--- BEGIN Records for the exercise ---
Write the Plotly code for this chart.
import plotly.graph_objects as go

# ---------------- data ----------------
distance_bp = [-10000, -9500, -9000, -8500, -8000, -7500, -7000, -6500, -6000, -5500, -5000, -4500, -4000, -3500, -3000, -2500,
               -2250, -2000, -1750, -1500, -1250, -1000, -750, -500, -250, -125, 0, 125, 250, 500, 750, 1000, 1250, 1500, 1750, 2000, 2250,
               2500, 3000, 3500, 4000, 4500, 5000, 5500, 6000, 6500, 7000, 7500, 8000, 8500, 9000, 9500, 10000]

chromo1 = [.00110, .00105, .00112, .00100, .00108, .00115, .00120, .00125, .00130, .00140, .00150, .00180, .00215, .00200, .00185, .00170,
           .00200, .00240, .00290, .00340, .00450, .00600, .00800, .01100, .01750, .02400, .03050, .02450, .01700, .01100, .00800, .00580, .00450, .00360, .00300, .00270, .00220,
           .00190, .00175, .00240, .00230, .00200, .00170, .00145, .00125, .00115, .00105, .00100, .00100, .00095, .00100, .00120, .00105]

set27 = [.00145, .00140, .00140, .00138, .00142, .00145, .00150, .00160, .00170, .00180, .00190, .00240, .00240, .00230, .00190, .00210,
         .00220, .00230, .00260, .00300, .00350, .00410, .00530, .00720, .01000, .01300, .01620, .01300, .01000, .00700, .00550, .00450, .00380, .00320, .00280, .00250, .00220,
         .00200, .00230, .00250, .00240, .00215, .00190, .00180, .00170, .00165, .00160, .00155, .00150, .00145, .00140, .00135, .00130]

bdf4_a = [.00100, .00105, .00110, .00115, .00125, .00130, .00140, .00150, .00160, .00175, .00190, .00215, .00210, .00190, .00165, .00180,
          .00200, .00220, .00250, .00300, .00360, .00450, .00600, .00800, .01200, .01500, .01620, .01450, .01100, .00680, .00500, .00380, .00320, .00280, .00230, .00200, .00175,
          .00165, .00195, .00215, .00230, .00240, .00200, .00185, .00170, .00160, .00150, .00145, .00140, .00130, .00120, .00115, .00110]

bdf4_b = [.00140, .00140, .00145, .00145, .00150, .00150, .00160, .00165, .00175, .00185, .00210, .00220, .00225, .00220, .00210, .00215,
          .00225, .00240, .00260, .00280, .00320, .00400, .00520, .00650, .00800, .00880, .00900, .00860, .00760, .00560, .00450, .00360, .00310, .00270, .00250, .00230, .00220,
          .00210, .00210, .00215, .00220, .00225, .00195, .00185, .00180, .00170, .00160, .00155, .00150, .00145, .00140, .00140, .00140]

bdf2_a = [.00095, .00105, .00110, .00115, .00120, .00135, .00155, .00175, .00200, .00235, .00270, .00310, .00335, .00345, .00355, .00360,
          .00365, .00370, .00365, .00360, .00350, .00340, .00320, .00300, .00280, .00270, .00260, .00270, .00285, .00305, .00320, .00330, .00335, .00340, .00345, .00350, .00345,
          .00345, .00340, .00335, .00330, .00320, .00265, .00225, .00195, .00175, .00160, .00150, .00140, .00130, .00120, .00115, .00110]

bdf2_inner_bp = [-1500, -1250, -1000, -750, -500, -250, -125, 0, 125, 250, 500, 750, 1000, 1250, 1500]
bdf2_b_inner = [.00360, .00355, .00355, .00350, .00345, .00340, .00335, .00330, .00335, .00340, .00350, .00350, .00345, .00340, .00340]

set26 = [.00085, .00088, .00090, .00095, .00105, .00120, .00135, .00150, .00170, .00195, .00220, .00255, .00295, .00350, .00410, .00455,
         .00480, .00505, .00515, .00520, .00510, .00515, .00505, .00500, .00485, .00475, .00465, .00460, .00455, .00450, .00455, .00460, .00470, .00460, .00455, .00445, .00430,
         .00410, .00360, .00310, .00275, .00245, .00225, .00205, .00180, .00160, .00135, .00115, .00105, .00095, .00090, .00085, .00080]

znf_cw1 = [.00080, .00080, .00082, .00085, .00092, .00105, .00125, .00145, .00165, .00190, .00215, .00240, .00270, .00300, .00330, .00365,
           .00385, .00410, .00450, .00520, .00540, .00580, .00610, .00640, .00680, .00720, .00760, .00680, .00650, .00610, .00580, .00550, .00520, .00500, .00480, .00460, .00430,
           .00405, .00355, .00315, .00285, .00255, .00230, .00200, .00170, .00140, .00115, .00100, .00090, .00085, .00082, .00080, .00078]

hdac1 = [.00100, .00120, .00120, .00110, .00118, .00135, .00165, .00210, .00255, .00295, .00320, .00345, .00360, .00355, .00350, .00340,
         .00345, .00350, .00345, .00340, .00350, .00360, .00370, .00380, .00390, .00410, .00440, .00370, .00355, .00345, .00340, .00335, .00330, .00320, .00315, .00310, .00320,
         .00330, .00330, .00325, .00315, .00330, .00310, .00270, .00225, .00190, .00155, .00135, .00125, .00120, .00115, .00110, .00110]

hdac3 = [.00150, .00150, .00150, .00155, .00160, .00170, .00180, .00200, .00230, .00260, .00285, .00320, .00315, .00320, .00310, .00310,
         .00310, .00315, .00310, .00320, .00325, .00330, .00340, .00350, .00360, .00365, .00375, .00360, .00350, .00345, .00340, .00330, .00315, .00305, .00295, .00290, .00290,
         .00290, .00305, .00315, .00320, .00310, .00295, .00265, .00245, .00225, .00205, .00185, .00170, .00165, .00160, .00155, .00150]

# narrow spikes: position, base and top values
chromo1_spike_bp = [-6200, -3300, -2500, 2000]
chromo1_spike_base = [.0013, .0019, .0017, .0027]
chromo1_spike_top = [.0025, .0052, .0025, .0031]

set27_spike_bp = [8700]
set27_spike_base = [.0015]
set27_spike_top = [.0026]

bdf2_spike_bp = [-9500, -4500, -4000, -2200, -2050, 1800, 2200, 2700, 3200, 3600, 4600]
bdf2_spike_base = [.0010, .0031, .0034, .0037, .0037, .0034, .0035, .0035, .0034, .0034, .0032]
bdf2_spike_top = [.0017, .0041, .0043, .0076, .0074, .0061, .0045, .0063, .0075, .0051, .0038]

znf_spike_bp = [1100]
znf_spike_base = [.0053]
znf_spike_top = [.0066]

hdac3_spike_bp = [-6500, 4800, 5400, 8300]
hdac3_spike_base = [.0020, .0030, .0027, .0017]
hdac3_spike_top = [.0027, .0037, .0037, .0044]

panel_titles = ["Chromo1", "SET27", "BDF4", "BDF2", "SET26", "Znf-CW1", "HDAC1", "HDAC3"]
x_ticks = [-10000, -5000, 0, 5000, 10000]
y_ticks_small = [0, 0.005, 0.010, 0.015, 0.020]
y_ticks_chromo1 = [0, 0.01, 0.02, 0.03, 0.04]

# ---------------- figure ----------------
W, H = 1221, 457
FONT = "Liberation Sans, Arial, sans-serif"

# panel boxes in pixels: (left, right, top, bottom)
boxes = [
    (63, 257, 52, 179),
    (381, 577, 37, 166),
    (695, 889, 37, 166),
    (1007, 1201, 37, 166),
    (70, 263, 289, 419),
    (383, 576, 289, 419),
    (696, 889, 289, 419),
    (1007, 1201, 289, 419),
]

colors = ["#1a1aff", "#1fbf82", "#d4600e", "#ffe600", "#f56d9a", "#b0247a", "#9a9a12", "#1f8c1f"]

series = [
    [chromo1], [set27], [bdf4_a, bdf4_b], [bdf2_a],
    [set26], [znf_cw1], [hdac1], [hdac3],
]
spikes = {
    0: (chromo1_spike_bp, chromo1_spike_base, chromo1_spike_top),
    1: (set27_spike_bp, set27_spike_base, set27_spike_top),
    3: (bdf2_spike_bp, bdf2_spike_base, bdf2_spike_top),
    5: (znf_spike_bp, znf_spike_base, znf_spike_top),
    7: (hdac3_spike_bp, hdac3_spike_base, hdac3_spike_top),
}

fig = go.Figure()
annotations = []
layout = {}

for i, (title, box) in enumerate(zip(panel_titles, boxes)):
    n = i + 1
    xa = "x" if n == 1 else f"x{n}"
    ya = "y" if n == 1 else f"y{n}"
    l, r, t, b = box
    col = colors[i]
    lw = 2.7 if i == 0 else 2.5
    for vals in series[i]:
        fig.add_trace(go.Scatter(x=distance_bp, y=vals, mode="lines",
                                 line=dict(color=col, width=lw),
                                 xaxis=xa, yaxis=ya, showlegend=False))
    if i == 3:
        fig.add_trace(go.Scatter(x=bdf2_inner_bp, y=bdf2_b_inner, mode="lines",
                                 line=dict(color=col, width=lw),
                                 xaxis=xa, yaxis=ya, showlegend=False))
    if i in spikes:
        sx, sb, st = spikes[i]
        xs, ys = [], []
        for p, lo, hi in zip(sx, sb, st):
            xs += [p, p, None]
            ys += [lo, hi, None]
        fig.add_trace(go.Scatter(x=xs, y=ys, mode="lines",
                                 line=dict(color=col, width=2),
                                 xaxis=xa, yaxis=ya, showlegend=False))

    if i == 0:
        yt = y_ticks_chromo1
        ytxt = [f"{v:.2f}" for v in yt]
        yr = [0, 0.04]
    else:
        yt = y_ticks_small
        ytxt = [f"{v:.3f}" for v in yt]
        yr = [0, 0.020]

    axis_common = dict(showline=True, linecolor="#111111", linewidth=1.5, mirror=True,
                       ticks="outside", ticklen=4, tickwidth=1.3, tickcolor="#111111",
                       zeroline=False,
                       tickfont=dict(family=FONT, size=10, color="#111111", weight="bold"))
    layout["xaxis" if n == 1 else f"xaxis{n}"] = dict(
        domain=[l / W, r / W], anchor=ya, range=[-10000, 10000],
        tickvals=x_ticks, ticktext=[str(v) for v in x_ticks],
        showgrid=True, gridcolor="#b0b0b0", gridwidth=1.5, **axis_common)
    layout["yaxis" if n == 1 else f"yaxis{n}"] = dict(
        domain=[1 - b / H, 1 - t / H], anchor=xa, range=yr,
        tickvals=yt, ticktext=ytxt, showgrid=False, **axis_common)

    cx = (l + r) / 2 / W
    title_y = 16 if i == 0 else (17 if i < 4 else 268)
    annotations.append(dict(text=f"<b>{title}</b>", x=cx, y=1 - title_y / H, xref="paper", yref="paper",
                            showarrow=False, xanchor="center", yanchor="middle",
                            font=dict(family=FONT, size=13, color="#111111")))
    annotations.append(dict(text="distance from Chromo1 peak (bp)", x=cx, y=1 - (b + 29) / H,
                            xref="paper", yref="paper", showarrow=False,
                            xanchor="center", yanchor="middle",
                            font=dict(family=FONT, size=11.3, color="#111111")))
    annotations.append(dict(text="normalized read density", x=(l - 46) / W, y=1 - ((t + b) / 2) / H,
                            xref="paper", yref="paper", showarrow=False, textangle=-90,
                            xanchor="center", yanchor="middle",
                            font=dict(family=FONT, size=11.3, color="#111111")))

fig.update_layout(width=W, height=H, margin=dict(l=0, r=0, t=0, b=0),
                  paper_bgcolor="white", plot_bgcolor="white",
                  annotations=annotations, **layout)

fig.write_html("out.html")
--- END Records for the exercise ---
--- BEGIN Records for the exercise ---
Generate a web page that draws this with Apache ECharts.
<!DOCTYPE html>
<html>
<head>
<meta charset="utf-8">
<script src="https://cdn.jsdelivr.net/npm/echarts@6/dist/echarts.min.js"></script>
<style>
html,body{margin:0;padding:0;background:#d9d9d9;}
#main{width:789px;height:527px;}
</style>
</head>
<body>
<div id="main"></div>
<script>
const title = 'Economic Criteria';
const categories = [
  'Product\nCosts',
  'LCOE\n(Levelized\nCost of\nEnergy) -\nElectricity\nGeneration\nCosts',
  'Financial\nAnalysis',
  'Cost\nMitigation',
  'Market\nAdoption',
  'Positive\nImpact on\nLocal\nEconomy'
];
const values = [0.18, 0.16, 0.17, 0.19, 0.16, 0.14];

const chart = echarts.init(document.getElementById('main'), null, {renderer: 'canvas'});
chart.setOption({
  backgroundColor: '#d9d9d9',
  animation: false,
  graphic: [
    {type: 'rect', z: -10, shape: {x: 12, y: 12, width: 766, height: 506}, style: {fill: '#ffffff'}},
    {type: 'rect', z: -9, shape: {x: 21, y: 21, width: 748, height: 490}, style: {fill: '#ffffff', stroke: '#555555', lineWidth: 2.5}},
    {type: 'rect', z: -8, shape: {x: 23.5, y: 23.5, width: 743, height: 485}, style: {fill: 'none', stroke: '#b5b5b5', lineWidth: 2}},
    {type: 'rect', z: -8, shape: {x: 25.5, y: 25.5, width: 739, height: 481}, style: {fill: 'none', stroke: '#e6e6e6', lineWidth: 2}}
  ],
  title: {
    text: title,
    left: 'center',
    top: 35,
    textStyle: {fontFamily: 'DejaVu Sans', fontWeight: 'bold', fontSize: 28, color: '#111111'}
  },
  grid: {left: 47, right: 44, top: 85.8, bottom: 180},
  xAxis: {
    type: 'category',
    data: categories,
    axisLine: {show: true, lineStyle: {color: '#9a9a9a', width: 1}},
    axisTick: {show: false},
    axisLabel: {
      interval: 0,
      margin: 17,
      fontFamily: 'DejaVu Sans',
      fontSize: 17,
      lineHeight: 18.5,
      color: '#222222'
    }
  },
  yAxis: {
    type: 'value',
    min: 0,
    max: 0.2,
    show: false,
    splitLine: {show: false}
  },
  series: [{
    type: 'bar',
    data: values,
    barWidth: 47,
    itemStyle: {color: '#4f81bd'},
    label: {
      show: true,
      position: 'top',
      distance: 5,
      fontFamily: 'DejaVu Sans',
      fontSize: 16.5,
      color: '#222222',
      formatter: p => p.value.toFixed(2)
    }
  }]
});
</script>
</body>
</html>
--- END Records for the exercise ---
--- BEGIN Records for the exercise ---
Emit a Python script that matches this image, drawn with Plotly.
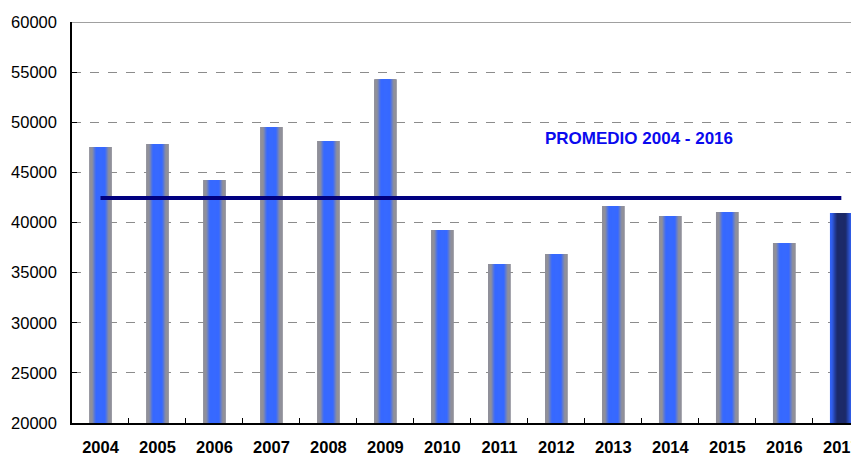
--- END Records for the exercise ---
_Goal_. Everything from the line with "Write the Plotly code for this chart." through the line with "import plotly.graph_objects as go" is to be output exactly; leave out all other lines.

_Solved problem_.
Write the Plotly code for this chart.
import plotly.graph_objects as go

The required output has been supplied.